Over the past 125 years, we’ve seen the world change through the power of medicine and invention.
While each pivotal milestone has been unique, one thing they have in common is that we haven’t done it alone. At Merck, we have always believed that great medical breakthroughs rely on teamwork – from within and outside of Merck – and our history has proven it. We are proud to have worked in partnership with companies, academics, governments, patient organizations, healthcare professionals, nongovernmental organizations (NGOs), multilateral organizations and others in the private sector -- to help improve lives around the world and continue to solve some of the world’s most serious illnesses.
In the early 1940s, Merck entered into an important partnership that would help treat those affected by one of the deadliest diseases in history: tuberculosis. In the early 1900s, tuberculosis, also known as the “The Great White” plague, killed one out of every seven people in the U.S. and Europe. In 1944, with support from Merck chemists, Dr. Selman Waksman and his colleague Albert Schatz of Rutgers University reported the discovery of the first effective antibiotic against tuberculosis.
Dr. Selman Waksman
Waksman received support from Merck chemists, use of the testing facilities at the Merck Institute in Rahway, N.J., and assurance that pilot plant facilities would be available for producing substances. In exchange, Merck received patent rights to any processes that Dr. Waksman developed. Dr. Waksman, later concerned that he had "turned over valuable public-health processes to a single organization for commercial exploitation," asked Merck to abandon these valuable patent rights.
Given the many people suffering and dying from this disease, Merck president George W. Merck looked beyond issues of short-term profitability and turned over the patents to a Rutgers foundation, so this breakthrough antibiotic could be licensed to multiple manufacturers for production. To quickly respond to one of the most urgent health care needs of the time, Merck constructed a streptomycin plant in Elkton, Va., and immediately began designing a large-scale production process for the antibiotic. Merck became the first company to achieve large scale production of streptomycin in April 1946.

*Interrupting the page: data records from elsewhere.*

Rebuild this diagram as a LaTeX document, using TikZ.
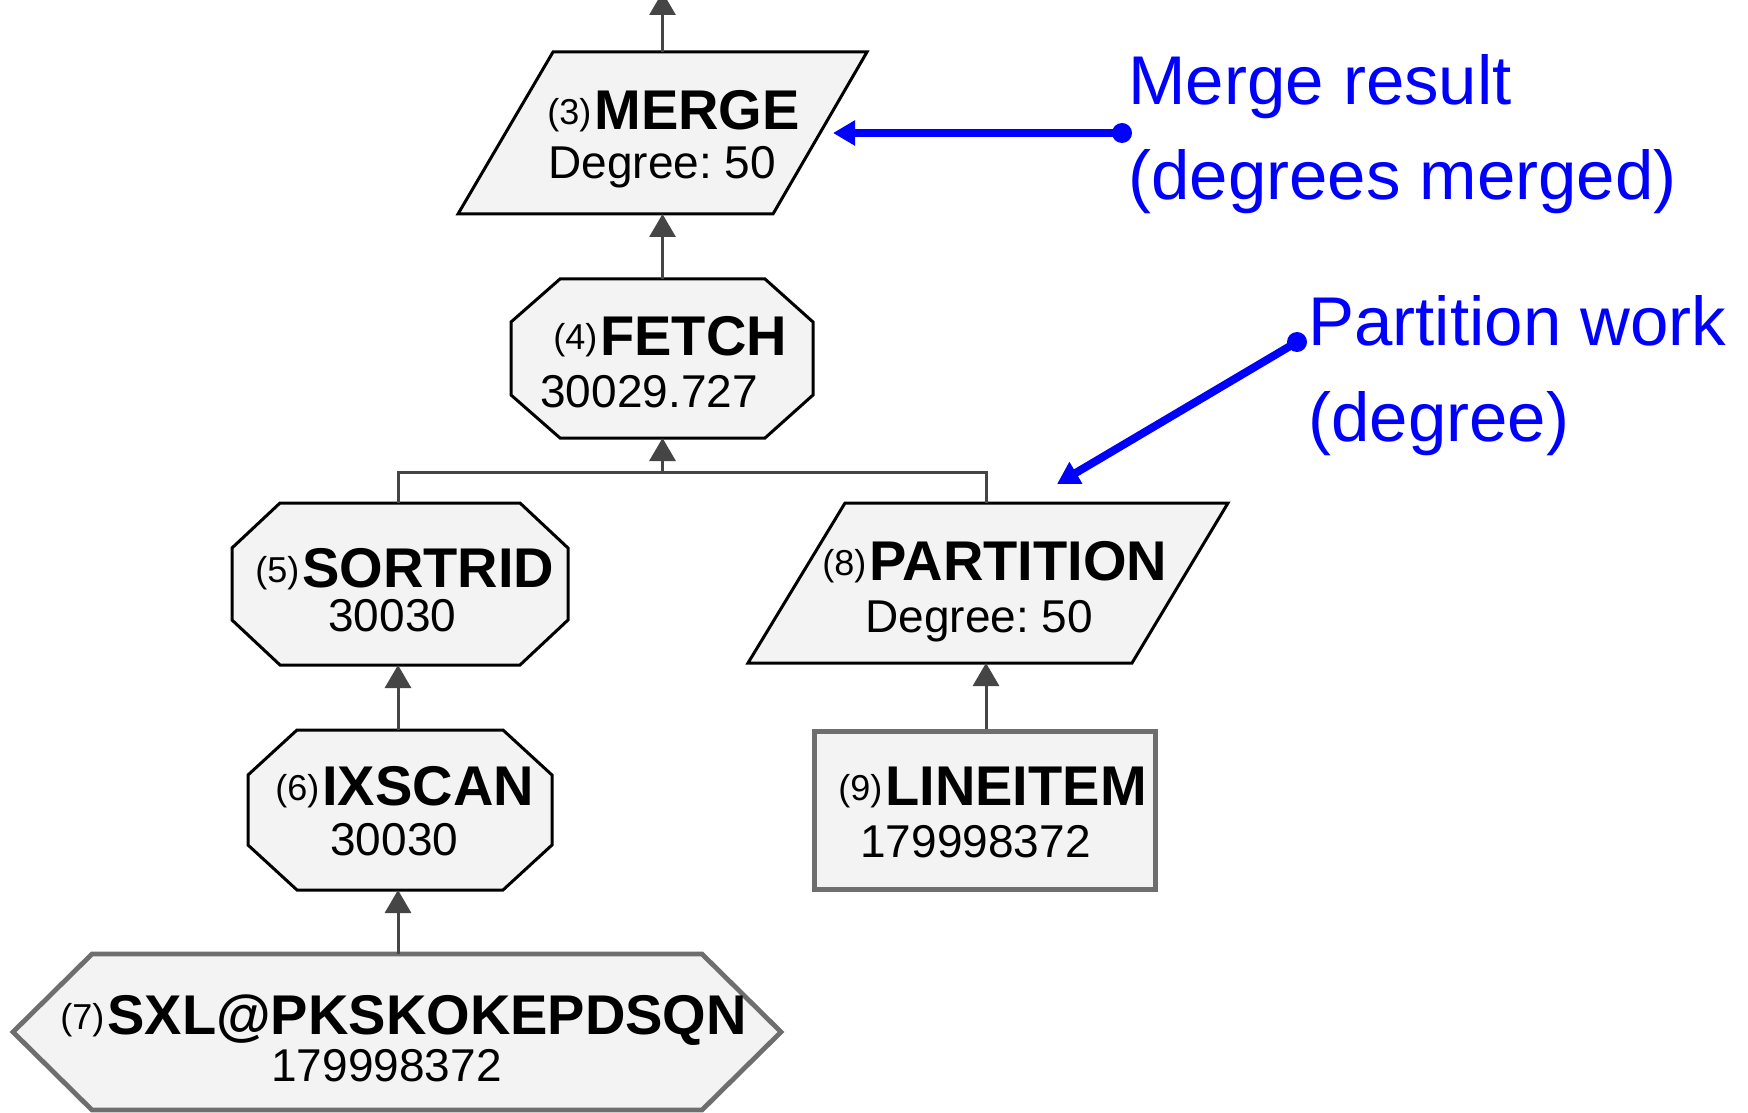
\documentclass[tikz,border=0pt]{standalone}
\usepackage{fontspec}
\setmainfont{Liberation Sans}
\usetikzlibrary{arrows.meta}
\definecolor{nodefill}{HTML}{F3F3F3}
\definecolor{conngray}{HTML}{454545}
\definecolor{framegray}{HTML}{6E6E6E}
\definecolor{annblue}{HTML}{0000FF}
\frenchspacing
\newcommand{\opnum}[1]{\raisebox{2.5pt}{\fontsize{18}{18}\selectfont\mdseries(#1)}\hspace{1.5pt}}
\tikzset{
  shapebox/.style={draw=black, line width=1.5pt, fill=nodefill, line join=miter},
  framebox/.style={draw=framegray, line width=2.4pt, fill=nodefill, line join=miter},
  anchorbox/.style={inner sep=0pt, outer sep=0pt, draw=none},
  titletext/.style={anchor=base west, inner sep=0pt, text depth=0pt, font=\fontsize{28}{28}\selectfont\bfseries},
  valtext/.style={anchor=base west, inner sep=0pt, font=\fontsize{23}{23}\selectfont},
  conn/.style={draw=conngray, line width=1.5pt},
  upconn/.style={conn, -{Triangle[length=11.5pt,width=13pt,fill=conngray]}},
  annot/.style={draw=annblue, line width=4pt, -{Triangle[length=11pt,width=12pt,fill=annblue]}},
  anntext/.style={text=annblue, anchor=base west, inner sep=0pt, font=\fontsize{34.5}{34.5}\selectfont},
}
\begin{document}
\begin{tikzpicture}[x=0.5pt,y=-0.5pt]
\clip (0,0) rectangle (1748,1112);
\fill[white] (0,0) rectangle (1748,1112);

% (3) MERGE
\draw[shapebox] (553,52) -- (867,52) -- (773,214) -- (458,214) -- cycle;
\node[anchorbox, minimum width=204.5pt, minimum height=81pt] (merge) at (662.5,133) {};
\node[titletext] (mergeT) at (547,130) {\opnum{3}MERGE};
\node[valtext] (mergeV) at (548,179) {Degree: 50};

% (4) FETCH
\draw[shapebox] (560,279) -- (765,279) -- (813,322) -- (813,395) -- (765,438) -- (560,438) -- (511,395) -- (511,322) -- cycle;
\node[anchorbox, minimum width=151pt, minimum height=79.5pt] (fetch) at (662.5,358.5) {};
\node[titletext] (fetchT) at (553,355) {\opnum{4}FETCH};
\node[valtext] (fetchV) at (540,407) {30029.727};

% (5) SORTRID
\draw[shapebox] (280,503) -- (520,503) -- (568,548) -- (568,620) -- (520,665) -- (280,665) -- (232,620) -- (232,548) -- cycle;
\node[anchorbox, minimum width=168pt, minimum height=81pt] (sortrid) at (398,584) {};
\node[titletext] (sortridT) at (255,587) {\opnum{5}SORTRID};
\node[valtext] (sortridV) at (328,631) {30030};

% (6) IXSCAN
\draw[shapebox] (297,730) -- (503,730) -- (552,775) -- (552,845) -- (503,890) -- (297,890) -- (248,845) -- (248,775) -- cycle;
\node[anchorbox, minimum width=152pt, minimum height=80pt] (ixscan) at (398,810) {};
\node[titletext] (ixscanT) at (275,805) {\opnum{6}IXSCAN};
\node[valtext] (ixscanV) at (330,855) {30030};

% (7) SXL@PKSKOKEPDSQN
\draw[framebox] (92,954) -- (702,954) -- (781,1032) -- (702,1110) -- (92,1110) -- (13,1032) -- cycle;
\node[anchorbox, minimum width=384pt, minimum height=78pt] (sxl) at (398,1032) {};
\node[titletext] (sxlT) at (60,1034) {\opnum{7}SXL@PKSKOKEPDSQN};
\node[valtext] (sxlV) at (271,1081) {179998372};

% (8) PARTITION
\draw[shapebox] (845,503) -- (1228,503) -- (1132,663) -- (748,663) -- cycle;
\node[anchorbox, minimum width=240pt, minimum height=80pt] (partition) at (986,583) {};
\node[titletext] (partitionT) at (822,580) {\opnum{8}PARTITION};
\node[valtext] (partitionV) at (865,632) {Degree: 50};

% (9) LINEITEM
\draw[framebox] (814.5,731.5) rectangle (1155.5,889.5);
\node[anchorbox, minimum width=173pt, minimum height=81.5pt] (lineitem) at (986,810.5) {};
\node[titletext] (lineitemT) at (838,805) {\opnum{9}LINEITEM};
\node[valtext] (lineitemV) at (860,857) {179998372};

% connectors
\coordinate (topend) at (662.5,-8);
\coordinate (jn) at (662.5,472);
\draw[upconn] (merge.north) -- (topend);
\draw[upconn] (fetch.north) -- (merge.south);
\draw[conn] (sortrid.north) -- (sortrid.north |- jn) -- (partition.north |- jn) -- (partition.north);
\draw[upconn] (jn) -- (fetch.south);
\draw[upconn] (ixscan.north) -- (sortrid.south);
\draw[upconn] (sxl.north) -- (ixscan.south);
\draw[upconn] (lineitem.north) -- (partition.south);

% annotations
\node[anntext] (mergenoteA) at (1128,105) {Merge result};
\node[anntext] (mergenoteB) at (1128,200) {(degrees merged)};
\node[anntext] (partnoteA) at (1308,345) {Partition work};
\node[anntext] (partnoteB) at (1308,441) {(degree)};

\coordinate (mdot) at (1122,133);
\coordinate (mtip) at (833,133);
\coordinate (pdot) at (1297,342);
\coordinate (ptip) at (1057,484);
\draw[annot] (mdot) -- (mtip);
\fill[annblue] (mdot) circle (5pt);
\draw[annot] (pdot) -- (ptip);
\fill[annblue] (pdot) circle (5pt);
\end{tikzpicture}
\end{document}
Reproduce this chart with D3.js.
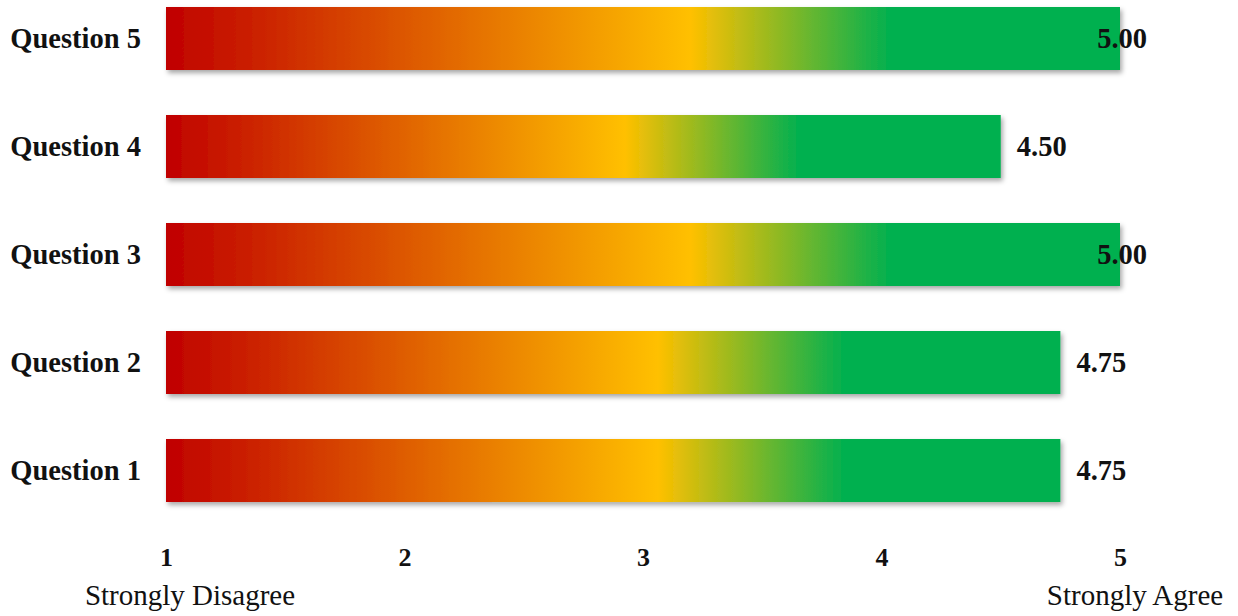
<!DOCTYPE html>
<html>
<head>
<meta charset="utf-8">
<script src="https://cdn.jsdelivr.net/npm/d3@7"></script>
<style>
  body { margin: 0; background: #fff; }
  svg { display: block; }
</style>
</head>
<body>
<svg id="chart" width="1238" height="616"></svg>
<script>
var questions = ["Question 5", "Question 4", "Question 3", "Question 2", "Question 1"];
var scores = [5.00, 4.50, 5.00, 4.75, 4.75];
var ticks = [1, 2, 3, 4, 5];
var endLabels = ["Strongly Disagree", "Strongly Agree"];

var svg = d3.select("#chart");
var serif = "'Liberation Serif', 'Times New Roman', serif";

var x = d3.scaleLinear().domain([1, 5]).range([166, 1120]);
var y = d3.scaleBand()
  .domain(questions)
  .range([-15.5, 524.5])
  .paddingInner(0.4167)
  .paddingOuter(0.2083);

var defs = svg.append("defs");

var shadow = defs.append("filter")
  .attr("id", "shadow")
  .attr("x", "-5%").attr("y", "-20%")
  .attr("width", "110%").attr("height", "150%");
shadow.append("feDropShadow")
  .attr("dx", 2).attr("dy", 3)
  .attr("stdDeviation", 2.5)
  .attr("flood-color", "#000")
  .attr("flood-opacity", 0.35);

// each bar gets its own gradient, stretched over its own width
var grad = defs.append("linearGradient")
  .attr("id", "barGrad")
  .attr("x1", "0%").attr("x2", "100%")
  .attr("y1", "0%").attr("y2", "0%");
grad.append("stop").attr("offset", "0%").attr("stop-color", "#C00000");
grad.append("stop").attr("offset", "55%").attr("stop-color", "#FFC000");
grad.append("stop").attr("offset", "76%").attr("stop-color", "#00B050");
grad.append("stop").attr("offset", "100%").attr("stop-color", "#00B050");

var rows = questions.map(function(q, i) { return { q: q, v: scores[i] }; });

svg.selectAll("rect.bar")
  .data(rows)
  .enter().append("rect")
  .attr("class", "bar")
  .attr("x", x(1))
  .attr("y", function(d) { return y(d.q); })
  .attr("width", function(d) { return x(d.v) - x(1); })
  .attr("height", y.bandwidth())
  .attr("fill", "url(#barGrad)")
  .attr("filter", "url(#shadow)");

// category labels
svg.selectAll("text.cat")
  .data(rows)
  .enter().append("text")
  .attr("class", "cat")
  .attr("x", 141)
  .attr("y", function(d) { return y(d.q) + y.bandwidth() / 2; })
  .attr("dy", "0.35em")
  .attr("text-anchor", "end")
  .style("font-family", serif)
  .style("font-weight", "bold")
  .style("font-size", "28.5px")
  .style("fill", "#111")
  .text(function(d) { return d.q; });

// value labels, kept inside the plot on the right
var rightEdge = 1147;
svg.selectAll("text.val")
  .data(rows)
  .enter().append("text")
  .attr("class", "val")
  .attr("y", function(d) { return y(d.q) + y.bandwidth() / 2; })
  .attr("dy", "0.35em")
  .style("font-family", serif)
  .style("font-weight", "bold")
  .style("font-size", "28.5px")
  .style("fill", "#111")
  .text(function(d) { return d.v.toFixed(2); })
  .attr("x", function(d) {
    var w = this.getComputedTextLength();
    return Math.min(x(d.v) + 16, rightEdge - w);
  });

// axis tick labels
var axis = d3.axisBottom(x).tickValues(ticks).tickFormat(d3.format("d"))
  .tickSize(0).tickPadding(0);
var g = svg.append("g").attr("transform", "translate(0,557)").call(axis);
g.select(".domain").remove();
g.selectAll("text")
  .attr("dy", "0.35em")
  .attr("y", 0)
  .style("font-family", serif)
  .style("font-weight", "bold")
  .style("font-size", "26px")
  .style("fill", "#111");

// scale end labels
svg.append("text")
  .attr("x", x(1) + 24)
  .attr("y", 605)
  .attr("text-anchor", "middle")
  .style("font-family", serif)
  .style("font-size", "29px")
  .style("fill", "#111")
  .text(endLabels[0]);

svg.append("text")
  .attr("x", x(5) + 15)
  .attr("y", 605)
  .attr("text-anchor", "middle")
  .style("font-family", serif)
  .style("font-size", "29px")
  .style("fill", "#111")
  .text(endLabels[1]);
</script>
</body>
</html>
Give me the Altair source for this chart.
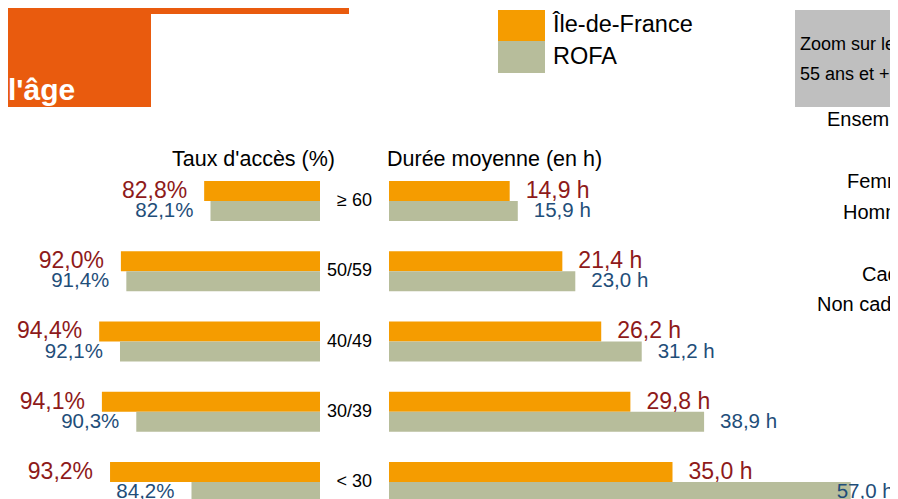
import altair as alt
import pandas as pd

# ---- data ----
ages = ["≥ 60", "50/59", "40/49", "30/39", "< 30"]
series = ["Île-de-France", "ROFA"]
taux_idf = [82.8, 92.0, 94.4, 94.1, 93.2]
taux_rofa = [82.1, 91.4, 92.1, 90.3, 84.2]
duree_idf = [14.9, 21.4, 26.2, 29.8, 35.0]
duree_rofa = [15.9, 23.0, 31.2, 38.9, 57.0]
right_items = ["Ensemble", "Femmes", "Hommes", "Cadres", "Non cadres"]

ORANGE = "#F59C00"
GREY = "#B7BD9B"
RED = "#8E1A1A"
BLUE = "#1F4E79"
HEAD = "#E95B0E"
BOX = "#BFBFBF"
FONT = "Liberation Sans"

rows = []
for i, a in enumerate(ages):
    for s, t, d in ((series[0], taux_idf[i], duree_idf[i]),
                    (series[1], taux_rofa[i], duree_rofa[i])):
        rows.append(dict(age=a, series=s, taux=t, duree=d,
                         taux_lbl=f"{t:.1f}".replace(".", ",") + "%",
                         duree_lbl=f"{d:.1f}".replace(".", ",") + " h"))
df = pd.DataFrame(rows)
cats = pd.DataFrame({"age": ages})
one = pd.DataFrame({"k": [0]})

y = alt.Y("age:N", sort=ages,
          scale=alt.Scale(domain=ages, range=[173, 494], paddingInner=0.43, paddingOuter=0),
          axis=None)
yo = alt.YOffset("series:N", sort=series,
                 scale=alt.Scale(domain=series, paddingInner=0, paddingOuter=0))
col = alt.Color("series:N", scale=alt.Scale(domain=series, range=[ORANGE, GREY]), legend=None)
xl = alt.X("taux:Q", scale=alt.Scale(domain=[70, 100], range=[312, 40.5], nice=False, zero=False), axis=None)
xr = alt.X("duree:Q", scale=alt.Scale(domain=[0, 60], range=[381, 867], nice=False), axis=None)

is_idf = f"datum.series == '{series[0]}'"
tcolor = alt.condition(is_idf, alt.value(RED), alt.value(BLUE))
tsize = alt.condition(is_idf, alt.value(23), alt.value(20.5))

bars_l = alt.Chart(df).mark_bar().encode(x=xl, x2=alt.datum(70), y=y, yOffset=yo, color=col)
bars_r = alt.Chart(df).mark_bar().encode(x=xr, x2=alt.datum(0), y=y, yOffset=yo, color=col)

txt_l = alt.Chart(df).mark_text(align="right", baseline="middle", dx=-17, font=FONT).encode(
    x=xl, y=y, yOffset=yo, text="taux_lbl:N", color=tcolor, size=tsize)
txt_r = alt.Chart(df).transform_filter("datum.duree <= 50").mark_text(
    align="left", baseline="middle", dx=16, font=FONT).encode(
    x=xr, y=y, yOffset=yo, text="duree_lbl:N", color=tcolor, size=tsize)
txt_r2 = alt.Chart(df).transform_filter("datum.duree > 50").mark_text(
    align="left", baseline="middle", dx=-14, font=FONT).encode(
    x=xr, y=y, yOffset=yo, text="duree_lbl:N", color=tcolor, size=tsize)

cat_txt = alt.Chart(cats).mark_text(align="right", baseline="middle", fontSize=18,
                                    font=FONT, color="black").encode(
    x=alt.value(364), y=y, text="age:N")


def rect(x1, x2, y1, y2, fill):
    return alt.Chart(one).mark_rect(fill=fill).encode(
        x=alt.value(x1), x2=alt.value(x2), y=alt.value(y1), y2=alt.value(y2))


def label(txt, x, yv, size, align="left", color="black", weight="normal", baseline="middle"):
    return alt.Chart(one).mark_text(text=txt, align=align, baseline=baseline, fontSize=size,
                                    font=FONT, color=color, fontWeight=weight).encode(
        x=alt.value(x), y=alt.value(yv))


decor = [
    rect(0, 143, 0, 99, HEAD),
    rect(143, 341, 0, 6, HEAD),
    label("l'âge", 0, 92, 30, color="white", weight="bold", baseline="alphabetic"),
    rect(490, 537, 2, 33, ORANGE),
    rect(490, 537, 33, 65, GREY),
    label(series[0], 545, 17, 23.5),
    label(series[1], 545, 49, 23.5),
    rect(787, 890, 2, 99, BOX),
    label("Zoom sur les", 792, 37, 18),
    label("55 ans et +", 792, 67, 18),
    label("Taux d'accès (%)", 245.5, 152, 21.5, align="center"),
    label("Durée moyenne (en h)", 379, 152, 21.5),
]
right_pos = [(819, 112), (839, 174), (835, 205), (854, 267), (809, 297)]
for name, (px, py) in zip(right_items, right_pos):
    decor.append(label(name, px, py, 20))

chart = alt.layer(
    *decor, bars_l, bars_r, txt_l, txt_r, txt_r2, cat_txt
).resolve_scale(x="independent").properties(
    width=882, height=491, autosize=alt.AutoSizeParams(type="none"), padding=0
).configure_view(stroke=None)

chart.save("out.html", embed_options={"renderer": "svg", "actions": False})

Dr. Selman A. Waksman (left), John Holcombe, plant manager (center), and Dr. Edward J. Nolan, branch plant supervisor (right), watching the construction of the new streptomycin building at the Elkton, Va., plant.
As a result of Dr. Waksman’s collaboration with Merck, it only took three years to take the antibiotic from discovery to mass production – a major feat for the industry and the lives at stake. As Dr. Waksman remarked in his 1952 acceptance speech for the Nobel Prize in Physiology or Medicine:
“With the removal of the danger lurking in infectious diseases and epidemics, society can face a better future, can prepare for a time when other diseases not now subject to therapy will be brought under control.”